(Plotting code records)
_ _ _

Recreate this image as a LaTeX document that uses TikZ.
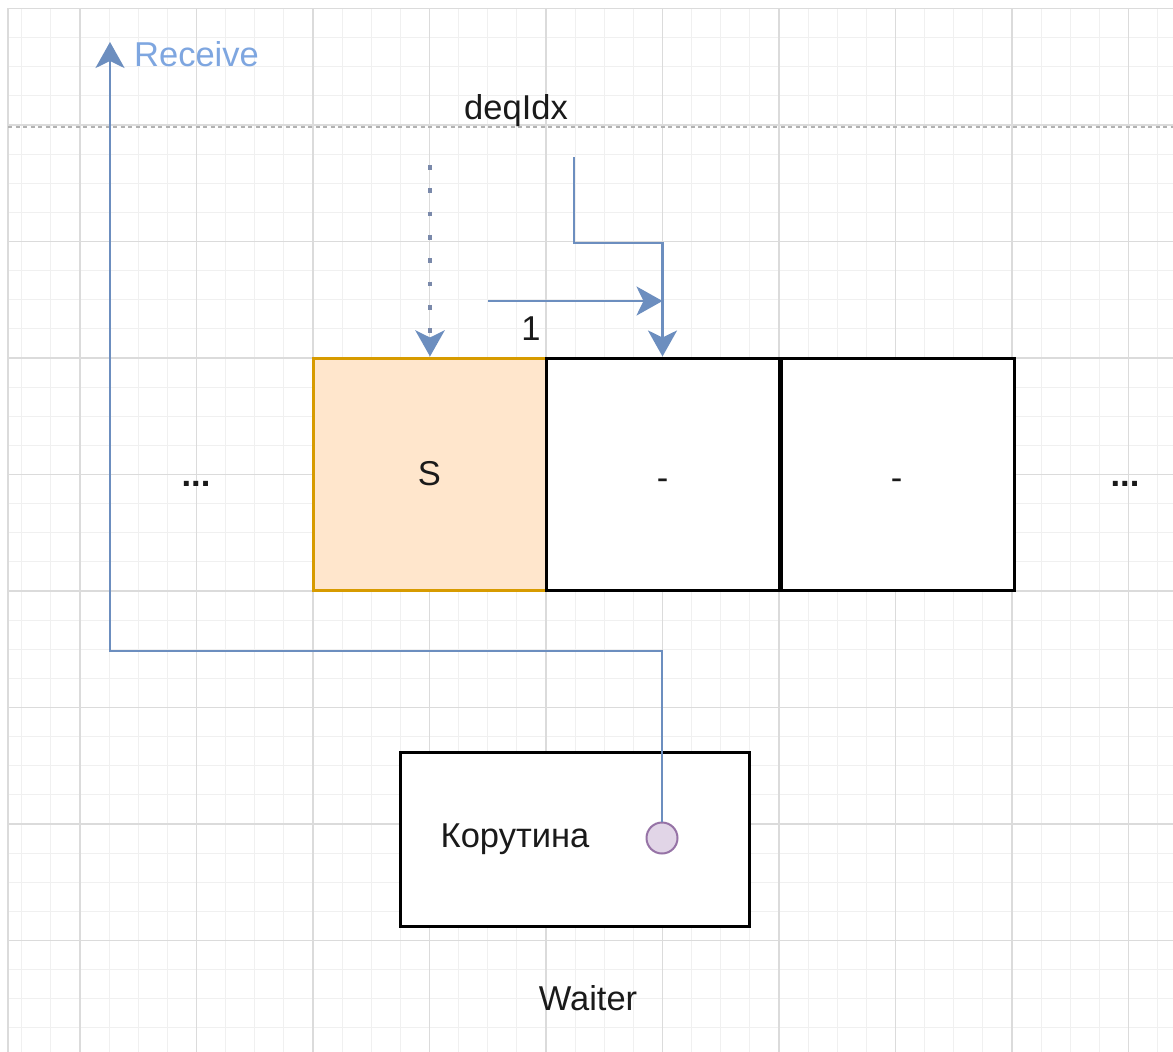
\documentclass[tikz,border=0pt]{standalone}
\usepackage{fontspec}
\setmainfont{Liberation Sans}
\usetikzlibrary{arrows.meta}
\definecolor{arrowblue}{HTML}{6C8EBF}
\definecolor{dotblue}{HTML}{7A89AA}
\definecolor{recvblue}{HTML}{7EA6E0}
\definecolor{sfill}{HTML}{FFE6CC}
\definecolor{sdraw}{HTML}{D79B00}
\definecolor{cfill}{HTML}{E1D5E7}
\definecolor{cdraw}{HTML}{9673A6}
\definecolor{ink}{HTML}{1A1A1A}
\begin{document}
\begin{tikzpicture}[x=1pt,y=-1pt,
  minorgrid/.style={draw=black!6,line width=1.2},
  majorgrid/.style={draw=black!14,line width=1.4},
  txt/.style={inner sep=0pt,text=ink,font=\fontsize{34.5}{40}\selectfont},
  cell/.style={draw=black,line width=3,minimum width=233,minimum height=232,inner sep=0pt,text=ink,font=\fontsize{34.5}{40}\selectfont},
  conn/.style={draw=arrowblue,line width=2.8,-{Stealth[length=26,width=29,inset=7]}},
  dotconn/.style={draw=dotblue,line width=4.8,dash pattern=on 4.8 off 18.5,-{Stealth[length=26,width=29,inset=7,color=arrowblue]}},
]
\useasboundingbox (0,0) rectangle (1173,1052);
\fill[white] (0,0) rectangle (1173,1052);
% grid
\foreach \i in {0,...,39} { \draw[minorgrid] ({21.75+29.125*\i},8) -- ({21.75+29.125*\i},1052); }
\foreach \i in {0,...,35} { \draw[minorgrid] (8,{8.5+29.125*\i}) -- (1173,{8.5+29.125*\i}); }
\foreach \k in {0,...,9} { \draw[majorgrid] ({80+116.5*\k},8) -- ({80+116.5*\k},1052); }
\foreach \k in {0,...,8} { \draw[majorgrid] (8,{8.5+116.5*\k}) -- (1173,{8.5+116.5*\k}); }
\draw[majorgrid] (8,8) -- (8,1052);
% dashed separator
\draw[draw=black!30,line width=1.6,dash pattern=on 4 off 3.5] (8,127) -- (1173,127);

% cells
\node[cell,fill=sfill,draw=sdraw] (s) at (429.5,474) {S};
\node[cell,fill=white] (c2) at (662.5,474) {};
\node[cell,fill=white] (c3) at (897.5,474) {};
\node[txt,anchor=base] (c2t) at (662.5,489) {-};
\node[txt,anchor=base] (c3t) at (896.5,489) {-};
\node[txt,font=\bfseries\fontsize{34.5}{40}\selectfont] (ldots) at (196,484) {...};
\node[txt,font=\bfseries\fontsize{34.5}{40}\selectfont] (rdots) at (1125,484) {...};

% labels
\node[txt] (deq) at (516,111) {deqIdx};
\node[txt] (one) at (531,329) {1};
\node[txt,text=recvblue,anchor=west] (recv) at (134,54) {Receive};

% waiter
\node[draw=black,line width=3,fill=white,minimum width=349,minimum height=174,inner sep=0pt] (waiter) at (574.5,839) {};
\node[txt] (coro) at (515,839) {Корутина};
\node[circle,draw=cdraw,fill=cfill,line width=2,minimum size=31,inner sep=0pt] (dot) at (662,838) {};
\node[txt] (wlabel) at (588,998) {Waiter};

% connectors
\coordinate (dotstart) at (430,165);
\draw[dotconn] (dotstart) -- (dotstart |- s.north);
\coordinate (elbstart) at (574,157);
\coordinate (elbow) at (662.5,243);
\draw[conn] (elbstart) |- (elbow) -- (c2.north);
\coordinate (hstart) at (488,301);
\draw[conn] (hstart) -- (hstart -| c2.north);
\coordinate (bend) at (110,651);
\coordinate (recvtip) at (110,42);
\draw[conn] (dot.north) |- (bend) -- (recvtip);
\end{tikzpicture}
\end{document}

_ _ _

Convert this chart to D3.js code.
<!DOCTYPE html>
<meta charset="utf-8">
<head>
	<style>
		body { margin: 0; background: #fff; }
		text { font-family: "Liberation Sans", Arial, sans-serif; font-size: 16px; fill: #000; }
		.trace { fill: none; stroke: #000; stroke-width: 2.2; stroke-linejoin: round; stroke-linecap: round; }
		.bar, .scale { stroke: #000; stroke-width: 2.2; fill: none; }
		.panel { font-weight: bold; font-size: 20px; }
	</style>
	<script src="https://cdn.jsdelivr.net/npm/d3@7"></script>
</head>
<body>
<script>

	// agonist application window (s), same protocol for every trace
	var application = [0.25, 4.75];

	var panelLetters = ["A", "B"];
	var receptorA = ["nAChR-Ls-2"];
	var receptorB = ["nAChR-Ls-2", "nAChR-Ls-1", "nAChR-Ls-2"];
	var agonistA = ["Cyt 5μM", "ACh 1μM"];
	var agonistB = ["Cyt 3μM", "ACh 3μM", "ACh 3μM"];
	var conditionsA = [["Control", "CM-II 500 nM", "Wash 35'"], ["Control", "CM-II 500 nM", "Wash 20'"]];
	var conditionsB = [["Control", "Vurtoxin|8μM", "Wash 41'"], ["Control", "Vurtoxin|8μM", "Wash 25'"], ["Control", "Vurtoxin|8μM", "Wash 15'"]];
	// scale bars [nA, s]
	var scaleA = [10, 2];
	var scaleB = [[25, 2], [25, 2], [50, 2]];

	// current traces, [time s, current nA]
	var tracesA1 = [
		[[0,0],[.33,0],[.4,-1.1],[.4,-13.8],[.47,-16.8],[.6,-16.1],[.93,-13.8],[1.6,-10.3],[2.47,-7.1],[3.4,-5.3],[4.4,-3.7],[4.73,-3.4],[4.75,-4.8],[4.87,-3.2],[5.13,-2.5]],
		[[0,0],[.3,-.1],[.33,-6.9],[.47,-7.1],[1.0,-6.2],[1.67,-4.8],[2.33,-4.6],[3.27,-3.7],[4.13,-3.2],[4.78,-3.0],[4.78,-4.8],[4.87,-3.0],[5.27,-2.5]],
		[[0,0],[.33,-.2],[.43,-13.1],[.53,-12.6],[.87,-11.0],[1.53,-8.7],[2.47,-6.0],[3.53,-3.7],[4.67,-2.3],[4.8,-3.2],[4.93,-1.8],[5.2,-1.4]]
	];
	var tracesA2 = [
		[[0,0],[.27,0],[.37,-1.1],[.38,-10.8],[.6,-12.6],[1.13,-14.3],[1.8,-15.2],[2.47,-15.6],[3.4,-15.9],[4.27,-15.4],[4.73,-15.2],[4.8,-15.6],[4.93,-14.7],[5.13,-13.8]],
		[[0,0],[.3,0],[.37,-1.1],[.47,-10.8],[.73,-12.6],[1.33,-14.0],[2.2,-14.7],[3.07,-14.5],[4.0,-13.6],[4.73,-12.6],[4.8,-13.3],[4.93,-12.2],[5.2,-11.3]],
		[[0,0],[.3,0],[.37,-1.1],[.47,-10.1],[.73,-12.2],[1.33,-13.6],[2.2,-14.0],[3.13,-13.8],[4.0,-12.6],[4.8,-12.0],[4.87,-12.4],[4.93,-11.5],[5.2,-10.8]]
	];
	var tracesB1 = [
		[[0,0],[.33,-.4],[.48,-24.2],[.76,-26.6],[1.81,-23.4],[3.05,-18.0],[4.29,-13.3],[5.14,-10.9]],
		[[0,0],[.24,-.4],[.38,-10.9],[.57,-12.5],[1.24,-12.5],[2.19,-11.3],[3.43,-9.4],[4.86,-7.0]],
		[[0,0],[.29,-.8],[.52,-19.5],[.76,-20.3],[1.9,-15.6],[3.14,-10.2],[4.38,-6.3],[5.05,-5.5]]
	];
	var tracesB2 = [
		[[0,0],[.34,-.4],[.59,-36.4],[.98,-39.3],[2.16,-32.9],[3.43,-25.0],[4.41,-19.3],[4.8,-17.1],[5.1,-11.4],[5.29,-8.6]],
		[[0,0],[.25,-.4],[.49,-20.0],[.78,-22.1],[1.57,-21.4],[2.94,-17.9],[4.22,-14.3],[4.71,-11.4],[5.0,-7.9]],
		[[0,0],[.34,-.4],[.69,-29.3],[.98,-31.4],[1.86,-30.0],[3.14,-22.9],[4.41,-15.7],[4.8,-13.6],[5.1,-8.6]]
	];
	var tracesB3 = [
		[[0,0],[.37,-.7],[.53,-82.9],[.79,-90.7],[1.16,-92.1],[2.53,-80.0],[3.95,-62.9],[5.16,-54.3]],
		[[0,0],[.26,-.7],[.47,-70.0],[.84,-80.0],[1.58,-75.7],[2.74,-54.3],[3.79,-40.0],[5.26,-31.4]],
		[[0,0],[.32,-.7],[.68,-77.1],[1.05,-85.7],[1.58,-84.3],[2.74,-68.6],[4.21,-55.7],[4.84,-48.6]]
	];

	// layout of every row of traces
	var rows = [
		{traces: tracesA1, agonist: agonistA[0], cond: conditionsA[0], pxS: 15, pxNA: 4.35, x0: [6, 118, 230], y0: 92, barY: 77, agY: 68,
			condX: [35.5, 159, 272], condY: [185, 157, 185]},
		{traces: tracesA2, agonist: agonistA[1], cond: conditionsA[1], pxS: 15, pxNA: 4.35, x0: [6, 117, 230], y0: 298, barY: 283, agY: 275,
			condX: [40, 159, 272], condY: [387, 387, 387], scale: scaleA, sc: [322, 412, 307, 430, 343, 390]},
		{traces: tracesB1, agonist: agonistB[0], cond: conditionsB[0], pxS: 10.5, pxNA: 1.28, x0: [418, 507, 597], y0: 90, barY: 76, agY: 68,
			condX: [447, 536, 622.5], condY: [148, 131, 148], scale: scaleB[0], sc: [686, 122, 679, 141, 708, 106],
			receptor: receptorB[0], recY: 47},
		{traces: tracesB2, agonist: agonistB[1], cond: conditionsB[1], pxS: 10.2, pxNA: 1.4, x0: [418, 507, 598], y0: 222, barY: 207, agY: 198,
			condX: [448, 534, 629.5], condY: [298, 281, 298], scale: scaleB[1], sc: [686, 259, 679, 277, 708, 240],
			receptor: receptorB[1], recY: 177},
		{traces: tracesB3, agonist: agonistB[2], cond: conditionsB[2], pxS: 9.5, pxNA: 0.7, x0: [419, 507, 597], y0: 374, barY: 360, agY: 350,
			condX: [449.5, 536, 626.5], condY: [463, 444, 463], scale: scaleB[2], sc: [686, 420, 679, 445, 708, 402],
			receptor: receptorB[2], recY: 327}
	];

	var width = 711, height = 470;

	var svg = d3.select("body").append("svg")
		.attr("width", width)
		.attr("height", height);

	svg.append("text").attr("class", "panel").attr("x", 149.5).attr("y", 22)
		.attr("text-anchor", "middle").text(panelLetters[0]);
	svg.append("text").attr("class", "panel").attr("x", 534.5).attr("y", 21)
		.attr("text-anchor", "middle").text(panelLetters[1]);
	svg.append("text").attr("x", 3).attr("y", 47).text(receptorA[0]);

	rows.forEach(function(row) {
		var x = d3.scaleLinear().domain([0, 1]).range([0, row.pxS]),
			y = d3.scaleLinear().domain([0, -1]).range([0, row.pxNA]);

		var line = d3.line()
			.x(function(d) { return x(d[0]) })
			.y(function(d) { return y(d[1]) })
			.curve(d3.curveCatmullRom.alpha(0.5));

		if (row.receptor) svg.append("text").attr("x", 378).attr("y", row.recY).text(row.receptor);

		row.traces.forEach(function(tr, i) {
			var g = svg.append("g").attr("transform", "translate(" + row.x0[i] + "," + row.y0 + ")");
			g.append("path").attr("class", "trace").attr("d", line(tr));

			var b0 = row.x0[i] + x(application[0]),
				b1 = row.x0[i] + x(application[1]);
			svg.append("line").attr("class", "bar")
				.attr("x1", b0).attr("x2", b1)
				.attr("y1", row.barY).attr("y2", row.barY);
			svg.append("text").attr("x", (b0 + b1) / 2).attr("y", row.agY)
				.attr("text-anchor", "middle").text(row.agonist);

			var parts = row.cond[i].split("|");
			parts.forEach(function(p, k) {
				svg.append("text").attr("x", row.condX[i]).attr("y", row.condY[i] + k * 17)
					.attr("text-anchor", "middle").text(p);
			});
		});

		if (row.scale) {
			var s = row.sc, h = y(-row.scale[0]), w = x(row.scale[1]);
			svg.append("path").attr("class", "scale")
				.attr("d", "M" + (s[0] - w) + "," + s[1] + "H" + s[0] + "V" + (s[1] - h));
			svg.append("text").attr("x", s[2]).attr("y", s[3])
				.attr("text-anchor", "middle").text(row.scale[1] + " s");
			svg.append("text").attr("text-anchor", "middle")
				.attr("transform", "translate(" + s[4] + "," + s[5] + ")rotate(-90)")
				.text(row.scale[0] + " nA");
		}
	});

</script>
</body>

_ _ _

Aim:
Reproduce, starting at the line containing "Recreate this image" and stopping after the line containing "(rdots) at (1125,484)", each of those lines exactly and no others; leave pictures out.

Result of this exercise:
Recreate this image as a LaTeX document that uses TikZ.
\documentclass[tikz,border=0pt]{standalone}
\usepackage{fontspec}
\setmainfont{Liberation Sans}
\usetikzlibrary{arrows.meta}
\definecolor{arrowblue}{HTML}{6C8EBF}
\definecolor{dotblue}{HTML}{7A89AA}
\definecolor{recvblue}{HTML}{7EA6E0}
\definecolor{sfill}{HTML}{FFE6CC}
\definecolor{sdraw}{HTML}{D79B00}
\definecolor{cfill}{HTML}{E1D5E7}
\definecolor{cdraw}{HTML}{9673A6}
\definecolor{ink}{HTML}{1A1A1A}
\begin{document}
\begin{tikzpicture}[x=1pt,y=-1pt,
  minorgrid/.style={draw=black!6,line width=1.2},
  majorgrid/.style={draw=black!14,line width=1.4},
  txt/.style={inner sep=0pt,text=ink,font=\fontsize{34.5}{40}\selectfont},
  cell/.style={draw=black,line width=3,minimum width=233,minimum height=232,inner sep=0pt,text=ink,font=\fontsize{34.5}{40}\selectfont},
  conn/.style={draw=arrowblue,line width=2.8,-{Stealth[length=26,width=29,inset=7]}},
  dotconn/.style={draw=dotblue,line width=4.8,dash pattern=on 4.8 off 18.5,-{Stealth[length=26,width=29,inset=7,color=arrowblue]}},
]
\useasboundingbox (0,0) rectangle (1173,1052);
\fill[white] (0,0) rectangle (1173,1052);
% grid
\foreach \i in {0,...,39} { \draw[minorgrid] ({21.75+29.125*\i},8) -- ({21.75+29.125*\i},1052); }
\foreach \i in {0,...,35} { \draw[minorgrid] (8,{8.5+29.125*\i}) -- (1173,{8.5+29.125*\i}); }
\foreach \k in {0,...,9} { \draw[majorgrid] ({80+116.5*\k},8) -- ({80+116.5*\k},1052); }
\foreach \k in {0,...,8} { \draw[majorgrid] (8,{8.5+116.5*\k}) -- (1173,{8.5+116.5*\k}); }
\draw[majorgrid] (8,8) -- (8,1052);
% dashed separator
\draw[draw=black!30,line width=1.6,dash pattern=on 4 off 3.5] (8,127) -- (1173,127);

% cells
\node[cell,fill=sfill,draw=sdraw] (s) at (429.5,474) {S};
\node[cell,fill=white] (c2) at (662.5,474) {};
\node[cell,fill=white] (c3) at (897.5,474) {};
\node[txt,anchor=base] (c2t) at (662.5,489) {-};
\node[txt,anchor=base] (c3t) at (896.5,489) {-};
\node[txt,font=\bfseries\fontsize{34.5}{40}\selectfont] (ldots) at (196,484) {...};
\node[txt,font=\bfseries\fontsize{34.5}{40}\selectfont] (rdots) at (1125,484) {...};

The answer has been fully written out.